Despite past controversy, Andreessen expressed confidence in Neumann’s leadership. “We think it is natural that for his first venture since WeWork, Adam returns to the theme of connecting people through transforming their physical spaces and building communities where people spend the most time: their homes,” he continued. “Residential real estate — the world’s largest asset class — is ready for exactly this change.”
Indeed, rent in many large cities continues to rise amid low inventories and broader constraints in the housing market. Average rent in the New York City borough of Manhattan, for example, surpassed $5,000 in the month of June, according to a recent report from real estate appraisal firm Miller Samuel.
The market for single-family homes is likewise experiencing disruptions due to rising mortgage rates and persistent shortfalls in supply. The National Association of Home Builders’ Housing Market Index fell by six points in August to 49, marking the first time since the spring of 2020 that the metric has fallen below the breakeven value of 50 — thereby indicating a “housing recession.”

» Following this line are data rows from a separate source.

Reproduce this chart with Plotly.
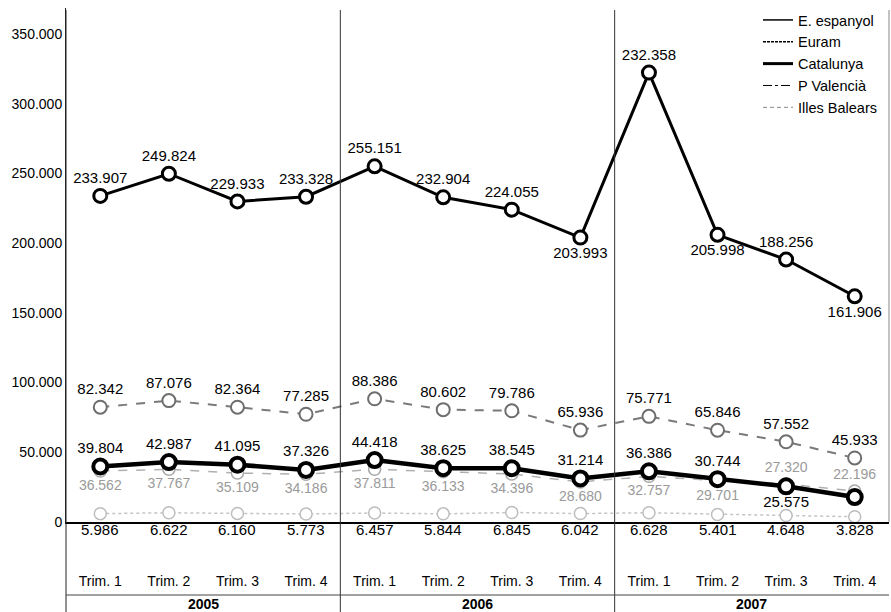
import plotly.graph_objects as go

# ---------------- data ----------------
quarters = ["Trim. 1", "Trim. 2", "Trim. 3", "Trim. 4"] * 3
years = ["2005", "2006", "2007"]

espanyol = [233907, 249824, 229933, 233328, 255151, 232904, 224055, 203993,
            322358, 205998, 188256, 161906]
euram = [82342, 87076, 82364, 77285, 88386, 80602, 79786, 65936,
         75771, 65846, 57552, 45933]
catalunya = [39804, 42987, 41095, 37326, 44418, 38625, 38545, 31214,
             36386, 30744, 25575, 17900]
valencia = [36562, 37767, 35109, 34186, 37811, 36133, 34396, 28680,
            32757, 29701, 27320, 22196]
balears = [5986, 6622, 6160, 5773, 6457, 5844, 6845, 6042,
           6628, 5401, 4648, 3828]

# printed labels (the source prints "232.358" for 2007 Trim. 1)
def fmt(v):
    return f"{v:,}".replace(",", ".")

espanyol_text = [fmt(v) for v in espanyol]
espanyol_text[8] = "232.358"
euram_text = [fmt(v) for v in euram]
catalunya_text = [fmt(v) for v in catalunya]
catalunya_text[11] = ""
valencia_text = [fmt(v) for v in valencia]
balears_text = [fmt(v) for v in balears]

espanyol_pos = ["top center"] * 7 + ["bottom center", "top center", "bottom center",
                                     "top center", "bottom center"]
euram_pos = ["top center"] * 12
catalunya_pos = ["top center"] * 10 + ["bottom center", "top center"]
valencia_pos = ["bottom center"] * 10 + ["top center", "top center"]

x = list(range(len(quarters)))

# ---------------- layout geometry ----------------
W, H = 891, 612
ML, MR, MT, MB = 66, 2, 8, 90
PH = H - MT - MB


def py(pix):
    """pixel row -> paper y"""
    return (H - MB - pix) / PH


FONT = "Liberation Sans, Arial, sans-serif"

fig = go.Figure()

# main traces (drawn bottom to top)
fig.add_trace(go.Scatter(
    x=x, y=balears, mode="lines+markers", showlegend=False,
    line=dict(color="#c4c4c4", width=1.5, dash="dot"),
    marker=dict(size=12, color="white", line=dict(color="#bdbdbd", width=1.5)),
    hoverinfo="skip"))
fig.add_trace(go.Scatter(
    x=x, y=valencia, mode="lines+markers+text", showlegend=False,
    text=valencia_text, textposition=valencia_pos,
    textfont=dict(family=FONT, size=14, color="#9a9a9a"),
    line=dict(color="#b0b0b0", width=1.5, dash="dash"),
    marker=dict(size=12, color="white", line=dict(color="#a8a8a8", width=1.5)),
    cliponaxis=False, hoverinfo="skip"))
fig.add_trace(go.Scatter(
    x=x, y=euram, mode="lines+markers+text", showlegend=False,
    text=euram_text, textposition=euram_pos,
    textfont=dict(family=FONT, size=15, color="black"),
    line=dict(color="#7a7a7a", width=2, dash="dash"),
    marker=dict(size=13, color="white", line=dict(color="#6e6e6e", width=2)),
    cliponaxis=False, hoverinfo="skip"))
fig.add_trace(go.Scatter(
    x=x, y=catalunya, mode="lines+markers+text", showlegend=False,
    text=catalunya_text, textposition=catalunya_pos,
    textfont=dict(family=FONT, size=15, color="black"),
    line=dict(color="black", width=4.5),
    marker=dict(size=14, color="white", line=dict(color="black", width=4)),
    cliponaxis=False, hoverinfo="skip"))
fig.add_trace(go.Scatter(
    x=x, y=espanyol, mode="lines+markers+text", showlegend=False,
    text=espanyol_text, textposition=espanyol_pos,
    textfont=dict(family=FONT, size=15, color="black"),
    line=dict(color="black", width=3),
    marker=dict(size=13, color="white", line=dict(color="black", width=3)),
    cliponaxis=False, hoverinfo="skip"))

# legend entries (line samples only)
legend_items = [
    ("E. espanyol", dict(color="black", width=1.5)),
    ("Euram", dict(color="black", width=1.5, dash="3px,1px")),
    ("Catalunya", dict(color="black", width=3)),
    ("P Valencià", dict(color="black", width=1, dash="dashdot")),
    ("Illes Balears", dict(color="#888", width=1, dash="4px,3px")),
]
for name, ln in legend_items:
    fig.add_trace(go.Scatter(x=[None], y=[None], mode="lines", name=name, line=ln))

# Illes Balears values printed beneath the zero line
annotations = []
for xi, t in zip(x, balears_text):
    annotations.append(dict(x=xi, y=py(540), xref="x", yref="paper", text=t,
                            showarrow=False, font=dict(family=FONT, size=15, color="black")))
for i, yr in enumerate(years):
    annotations.append(dict(x=4 * i + 1.5, y=py(604), xref="x", yref="paper",
                            text=f"<b>{yr}</b>", showarrow=False, yanchor="middle",
                            font=dict(family=FONT, size=14, color="black")))

shapes = []
# year dividers
for xv in [3.5, 7.5]:
    shapes.append(dict(type="line", xref="x", yref="paper", x0=xv, x1=xv,
                       y0=py(H), y1=py(10), line=dict(color="#333", width=1)))
# left axis extension
shapes.append(dict(type="line", xref="paper", yref="paper", x0=0, x1=0,
                   y0=py(H), y1=py(10), line=dict(color="#222", width=1)))
# right border
shapes.append(dict(type="line", xref="paper", yref="paper", x0=1, x1=1,
                   y0=0, y1=py(10), line=dict(color="#888", width=1)))
# separator between quarter and year rows
shapes.append(dict(type="line", xref="paper", yref="paper", x0=0, x1=1,
                   y0=py(595), y1=py(595), line=dict(color="#444", width=1)))

fig.update_layout(
    width=W, height=H,
    margin=dict(l=ML, r=MR, t=MT, b=MB),
    paper_bgcolor="white", plot_bgcolor="white",
    separators=",.",
    font=dict(family=FONT, color="black"),
    xaxis=dict(range=[-0.5, 11.5], tickmode="array", tickvals=x, ticktext=quarters,
               showgrid=False, zeroline=False, showline=True, linecolor="black",
               linewidth=1.5, ticks="", ticklabelstandoff=45,
               tickfont=dict(family=FONT, size=14, color="black")),
    yaxis=dict(range=[0, 368700], tickvals=[0, 50000, 100000, 150000, 200000, 250000,
                                            300000, 350000],
               tickformat=",", showgrid=False, zeroline=False, showline=True,
               linecolor="#222", linewidth=1, ticks="",
               tickfont=dict(family=FONT, size=14, color="black")),
    legend=dict(x=(758 - ML) / (W - ML - MR), y=py(4), xanchor="left", yanchor="top",
                bgcolor="rgba(0,0,0,0)", font=dict(family=FONT, size=14.5, color="black"),
                tracegroupgap=0, itemwidth=30),
    annotations=annotations,
    shapes=shapes,
)

fig.write_html("out.html")
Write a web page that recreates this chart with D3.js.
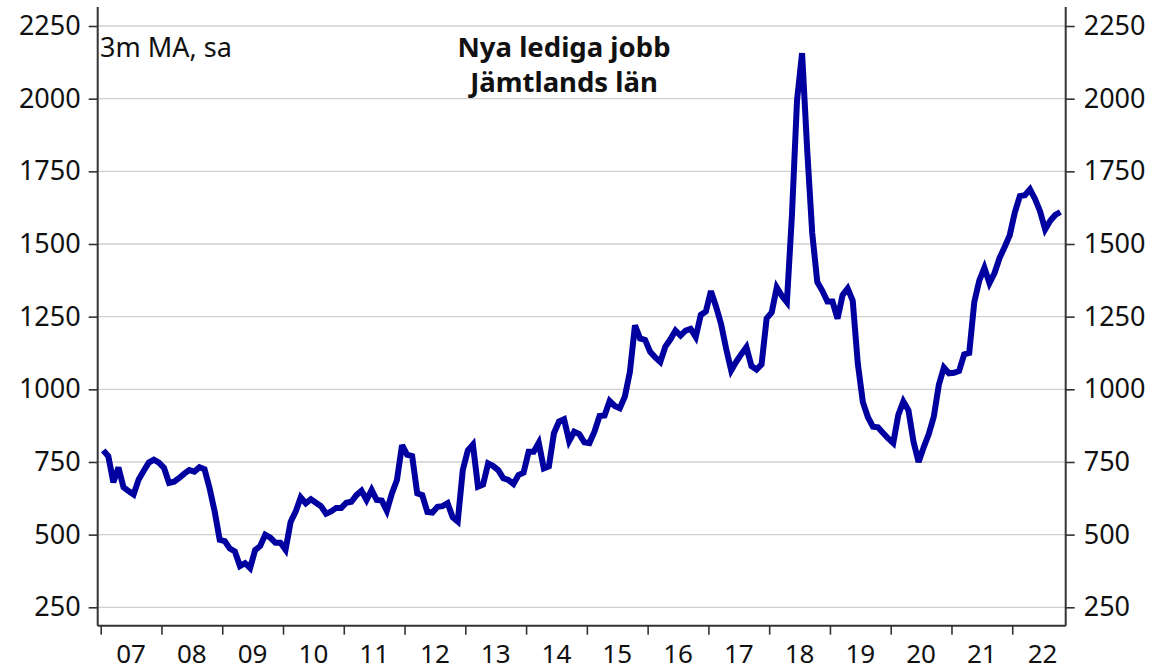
<!DOCTYPE html>
<html>
<head>
<meta charset="utf-8">
<script src="https://cdn.jsdelivr.net/npm/d3@7"></script>
<style>
  html, body { margin: 0; padding: 0; background: #fff; }
  svg { display: block; }
  text { font-family: "Noto Sans", "Open Sans", sans-serif; fill: #111; }
</style>
</head>
<body>
<svg id="chart" width="1156" height="671"></svg>
<script>
// ---- data ----
const titleLines = ["Nya lediga jobb", "Jämtlands län"];
const noteLabel = "3m MA, sa";
const startYear = 2007;   // first observation: January 2007, monthly
const values = [
  790, 770, 680, 731, 663, 650, 638, 690, 720, 748, 758, 748,      // 2007
  730, 678, 682, 695, 710, 722, 717, 732, 725, 660, 580, 482,      // 2008
  478, 452, 442, 392, 402, 385, 447, 461, 500, 490, 472, 472,      // 2009
  448, 544, 579, 628, 608, 622, 610, 598, 572, 580, 592, 592,      // 2010
  610, 613, 636, 651, 619, 654, 619, 617, 582, 642, 688, 808,      // 2011
  775, 770, 642, 636, 578, 576, 596, 598, 608, 560, 545, 722,      // 2012
  790, 810, 665, 672, 745, 736, 722, 694, 688, 674, 705, 713,      // 2013
  785, 785, 816, 728, 735, 849, 889, 897, 822, 854, 846, 818,      // 2014
  815, 854, 908, 910, 960, 943, 935, 975, 1060, 1220, 1175, 1170,  // 2015
  1129, 1110, 1094, 1147, 1172, 1202, 1185, 1202, 1208, 1180, 1256, 1268, // 2016
  1338, 1285, 1225, 1140, 1065, 1095, 1121, 1145, 1080, 1068, 1086, 1244, // 2017
  1265, 1351, 1322, 1300, 1600, 1995, 2157, 1826, 1538, 1369, 1339, 1302, // 2018
  1302, 1243, 1324, 1347, 1305, 1089, 956, 904, 871, 869, 850, 831,       // 2019
  815, 912, 958, 928, 820, 750, 800, 845, 905, 1015, 1075, 1055,          // 2020
  1057, 1063, 1120, 1125, 1300, 1375, 1418, 1365, 1400, 1452, 1490, 1530, // 2021
  1608, 1665, 1668, 1688, 1655, 1612, 1550, 1580, 1600, 1610              // 2022
];
const yTicks = [250, 500, 750, 1000, 1250, 1500, 1750, 2000, 2250];
const yearTicks = d3.range(2007, 2023);
const yearLabels = ["07","08","09","10","11","12","13","14","15","16","17","18","19","20","21","22"];

// ---- layout ----
const svg = d3.select("#chart");
const plotL = 97.7, plotR = 1065.7, plotT = 7, plotB = 625.7;

const x = d3.scaleLinear().domain([2006.9506, 2022.8795]).range([plotL, plotR]);
const y = d3.scaleLinear().domain([186.7, 2315.4]).range([plotB, plotT]);

const points = values.map((v, i) => ({ t: startYear + (i + 0.5) / 12, v }));

// gridlines
svg.append("g").selectAll("line").data(yTicks).join("line")
  .attr("x1", plotL).attr("x2", plotR)
  .attr("y1", d => y(d)).attr("y2", d => y(d))
  .attr("stroke", "#cfcfcf").attr("stroke-width", 1.3);

// left axis
const yAxisL = d3.axisLeft(y).tickValues(yTicks).tickSize(9).tickPadding(8).tickFormat(d3.format("d"));
const gL = svg.append("g").attr("transform", `translate(${plotL},0)`).call(yAxisL);
// right axis
const yAxisR = d3.axisRight(y).tickValues(yTicks).tickSize(9).tickPadding(9).tickFormat(d3.format("d"));
const gR = svg.append("g").attr("transform", `translate(${plotR},0)`).call(yAxisR);
// bottom axis
const xAxis = d3.axisBottom(x).tickValues(yearTicks).tickSize(9).tickFormat("");
const gB = svg.append("g").attr("transform", `translate(0,${plotB})`).call(xAxis);

[gL, gR, gB].forEach(g => {
  g.select(".domain").attr("stroke", "#333").attr("stroke-width", 2);
  g.selectAll(".tick line").attr("stroke", "#333").attr("stroke-width", 1.6);
  g.selectAll(".tick text").style("font-family", '"Noto Sans", sans-serif')
    .style("font-size", "27px").attr("fill", "#111");
});
gL.select(".domain").attr("d", `M0,${plotT}V${plotB}`);
gR.select(".domain").attr("d", `M0,${plotT}V${plotB}`);
gB.select(".domain").attr("d", `M${plotL},0H${plotR}`);

// year labels centered in each year
svg.append("g").selectAll("text").data(yearTicks).join("text")
  .attr("x", d => x(d + 0.5))
  .attr("y", 663)
  .attr("text-anchor", "middle")
  .style("font-size", "26px")
  .text((d, i) => yearLabels[i]);

// line
const line = d3.line().x(d => x(d.t)).y(d => y(d.v));
svg.append("path").datum(points)
  .attr("d", line)
  .attr("fill", "none")
  .attr("stroke", "#0000a0")
  .attr("stroke-width", 6)
  .attr("stroke-linejoin", "miter")
  .attr("stroke-miterlimit", 3);

// note
svg.append("text").attr("x", 100).attr("y", 57)
  .style("font-size", "27px").text(noteLabel);

// title
svg.append("g").selectAll("text").data(titleLines).join("text")
  .attr("x", 564).attr("y", (d, i) => 57 + i * 35)
  .attr("text-anchor", "middle")
  .style("font-size", "27.5px").style("font-weight", "bold")
  .text(d => d);
</script>
</body>
</html>
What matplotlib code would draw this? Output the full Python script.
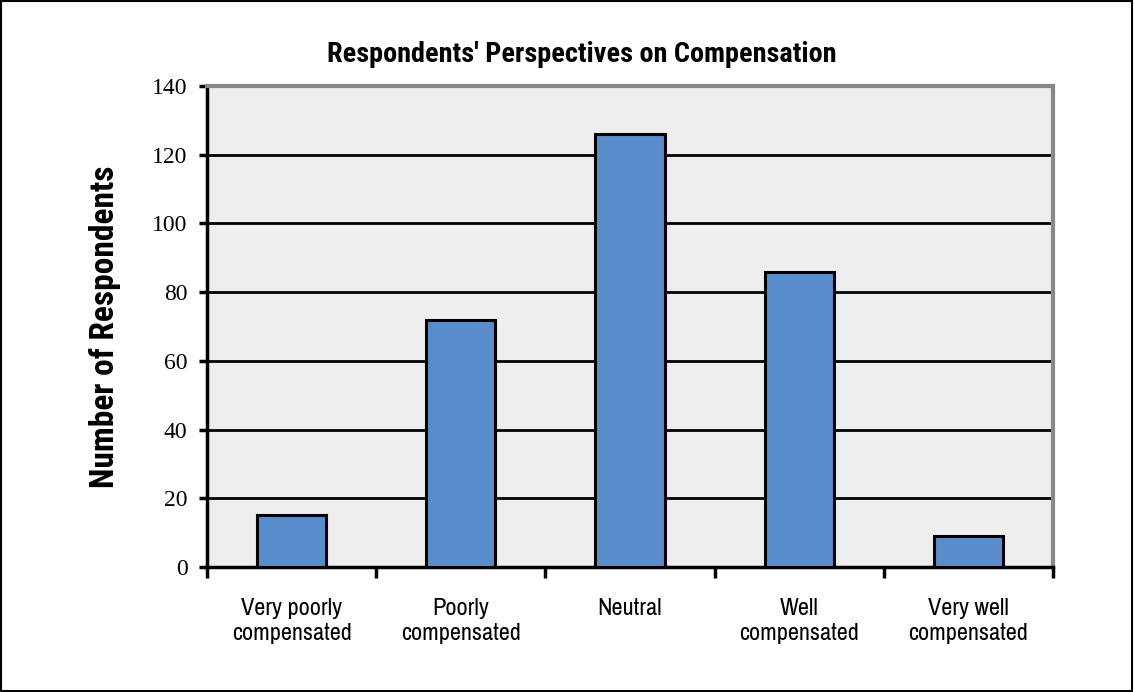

“Ongoing growth in construction costs and high mortgage rates continue to weaken market sentiment for single-family home builders,” NAHB Chairman Jerry Konter said in a press release. Mortgage rates began climbing at the beginning of 2022, according to data from government-backed mortgage enterprise Freddie Mac, with 30-year fixed rates beginning at slightly over 3% in January and surging to over 5% as of Thursday.